### [EXERCISE OBJECTIVE]
Only lines with the word "matplotlib" are needed; collect each of them from the listing below.

### [DATASET SECTION]
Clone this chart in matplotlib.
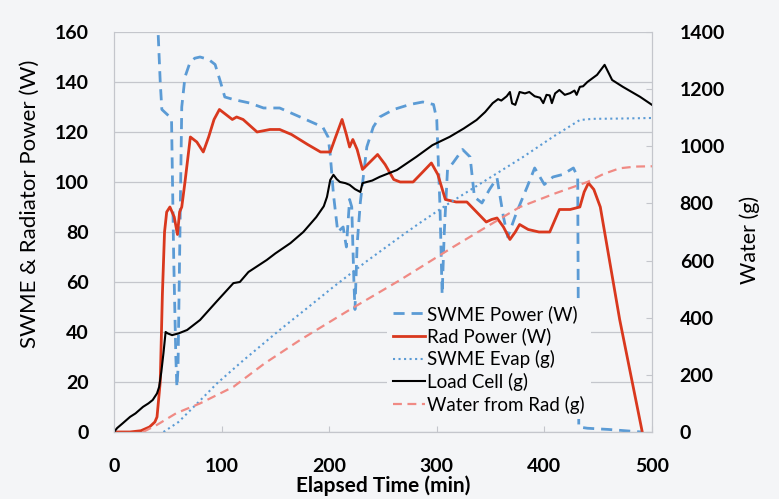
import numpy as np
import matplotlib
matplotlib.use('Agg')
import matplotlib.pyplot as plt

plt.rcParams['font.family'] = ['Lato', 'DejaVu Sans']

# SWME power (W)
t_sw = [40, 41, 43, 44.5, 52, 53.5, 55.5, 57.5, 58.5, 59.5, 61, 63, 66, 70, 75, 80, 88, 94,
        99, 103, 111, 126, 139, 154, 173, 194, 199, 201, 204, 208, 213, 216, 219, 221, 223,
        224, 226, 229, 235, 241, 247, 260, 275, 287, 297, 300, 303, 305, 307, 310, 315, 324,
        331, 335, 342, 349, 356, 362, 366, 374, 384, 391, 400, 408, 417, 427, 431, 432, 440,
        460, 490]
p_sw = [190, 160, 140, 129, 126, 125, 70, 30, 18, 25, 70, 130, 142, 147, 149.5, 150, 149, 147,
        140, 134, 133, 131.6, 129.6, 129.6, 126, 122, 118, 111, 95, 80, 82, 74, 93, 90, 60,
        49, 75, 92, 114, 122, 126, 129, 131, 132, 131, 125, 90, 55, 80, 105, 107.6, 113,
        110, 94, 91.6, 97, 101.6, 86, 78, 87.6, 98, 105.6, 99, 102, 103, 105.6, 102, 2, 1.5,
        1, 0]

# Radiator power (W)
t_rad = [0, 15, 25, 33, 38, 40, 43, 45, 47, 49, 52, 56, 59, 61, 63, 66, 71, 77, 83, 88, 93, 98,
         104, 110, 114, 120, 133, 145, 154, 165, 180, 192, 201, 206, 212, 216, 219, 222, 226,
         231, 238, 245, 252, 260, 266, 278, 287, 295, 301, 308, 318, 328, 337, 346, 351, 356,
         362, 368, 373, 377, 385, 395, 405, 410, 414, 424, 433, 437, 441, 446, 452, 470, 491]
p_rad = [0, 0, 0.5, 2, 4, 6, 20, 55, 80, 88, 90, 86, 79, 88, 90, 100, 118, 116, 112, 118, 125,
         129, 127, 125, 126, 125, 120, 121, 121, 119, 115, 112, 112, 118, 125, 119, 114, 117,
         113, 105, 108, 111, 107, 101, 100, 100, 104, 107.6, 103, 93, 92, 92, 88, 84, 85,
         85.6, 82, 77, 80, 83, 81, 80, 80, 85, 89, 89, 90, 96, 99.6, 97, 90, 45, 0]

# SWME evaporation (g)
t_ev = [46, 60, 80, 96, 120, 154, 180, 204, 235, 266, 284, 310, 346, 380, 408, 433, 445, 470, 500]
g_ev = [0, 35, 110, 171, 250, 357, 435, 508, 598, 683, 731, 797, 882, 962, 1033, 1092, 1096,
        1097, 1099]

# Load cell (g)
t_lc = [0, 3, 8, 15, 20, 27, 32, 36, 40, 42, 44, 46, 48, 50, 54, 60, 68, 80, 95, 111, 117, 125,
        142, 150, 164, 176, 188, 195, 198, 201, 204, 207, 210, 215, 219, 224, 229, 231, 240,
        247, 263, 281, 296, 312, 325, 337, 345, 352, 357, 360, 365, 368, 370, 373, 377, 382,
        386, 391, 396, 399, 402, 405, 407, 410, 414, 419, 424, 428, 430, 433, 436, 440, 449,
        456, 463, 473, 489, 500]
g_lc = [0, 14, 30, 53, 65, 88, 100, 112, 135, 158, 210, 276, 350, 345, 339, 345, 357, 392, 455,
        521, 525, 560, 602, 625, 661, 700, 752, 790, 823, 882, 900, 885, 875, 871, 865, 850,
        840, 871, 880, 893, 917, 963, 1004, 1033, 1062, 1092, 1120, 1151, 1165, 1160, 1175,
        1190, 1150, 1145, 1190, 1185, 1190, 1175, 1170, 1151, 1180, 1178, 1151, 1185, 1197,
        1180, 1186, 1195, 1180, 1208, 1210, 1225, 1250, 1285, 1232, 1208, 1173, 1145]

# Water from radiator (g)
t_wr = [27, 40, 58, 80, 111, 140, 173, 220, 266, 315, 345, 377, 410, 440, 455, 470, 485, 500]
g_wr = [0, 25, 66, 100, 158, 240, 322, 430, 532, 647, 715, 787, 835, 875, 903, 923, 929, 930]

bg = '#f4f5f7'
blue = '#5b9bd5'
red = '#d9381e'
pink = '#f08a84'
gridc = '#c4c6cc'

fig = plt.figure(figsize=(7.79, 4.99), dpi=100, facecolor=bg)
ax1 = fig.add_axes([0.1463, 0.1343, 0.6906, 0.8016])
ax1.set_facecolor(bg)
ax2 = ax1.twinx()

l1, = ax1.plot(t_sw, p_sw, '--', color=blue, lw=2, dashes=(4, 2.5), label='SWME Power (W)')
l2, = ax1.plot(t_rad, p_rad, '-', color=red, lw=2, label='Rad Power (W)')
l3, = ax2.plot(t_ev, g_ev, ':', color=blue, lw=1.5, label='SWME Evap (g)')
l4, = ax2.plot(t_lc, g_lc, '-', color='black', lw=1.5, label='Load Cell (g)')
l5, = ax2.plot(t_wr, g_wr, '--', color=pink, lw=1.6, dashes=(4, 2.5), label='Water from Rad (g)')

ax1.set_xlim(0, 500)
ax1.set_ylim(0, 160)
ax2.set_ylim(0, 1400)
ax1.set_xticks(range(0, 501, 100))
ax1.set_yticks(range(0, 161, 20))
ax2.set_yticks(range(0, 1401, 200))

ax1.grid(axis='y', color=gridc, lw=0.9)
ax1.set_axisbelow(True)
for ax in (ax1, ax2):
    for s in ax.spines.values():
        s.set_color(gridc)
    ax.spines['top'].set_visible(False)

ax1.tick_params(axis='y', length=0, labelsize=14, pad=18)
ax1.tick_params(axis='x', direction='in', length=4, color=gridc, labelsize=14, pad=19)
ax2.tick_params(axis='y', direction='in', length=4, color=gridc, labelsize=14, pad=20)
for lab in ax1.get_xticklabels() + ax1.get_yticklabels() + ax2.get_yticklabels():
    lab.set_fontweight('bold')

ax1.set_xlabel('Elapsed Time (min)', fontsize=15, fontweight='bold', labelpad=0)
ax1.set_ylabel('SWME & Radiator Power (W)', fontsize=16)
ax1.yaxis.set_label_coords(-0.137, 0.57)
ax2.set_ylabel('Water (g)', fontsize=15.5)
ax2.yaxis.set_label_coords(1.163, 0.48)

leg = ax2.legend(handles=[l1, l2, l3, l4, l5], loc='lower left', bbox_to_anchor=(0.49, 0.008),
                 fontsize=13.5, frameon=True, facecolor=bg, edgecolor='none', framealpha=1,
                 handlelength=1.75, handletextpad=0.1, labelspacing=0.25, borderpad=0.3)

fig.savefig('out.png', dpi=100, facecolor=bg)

### [SOLUTION TO THIS EXERCISE]
Clone this chart in matplotlib.
import matplotlib
matplotlib.use('Agg')
import matplotlib.pyplot as plt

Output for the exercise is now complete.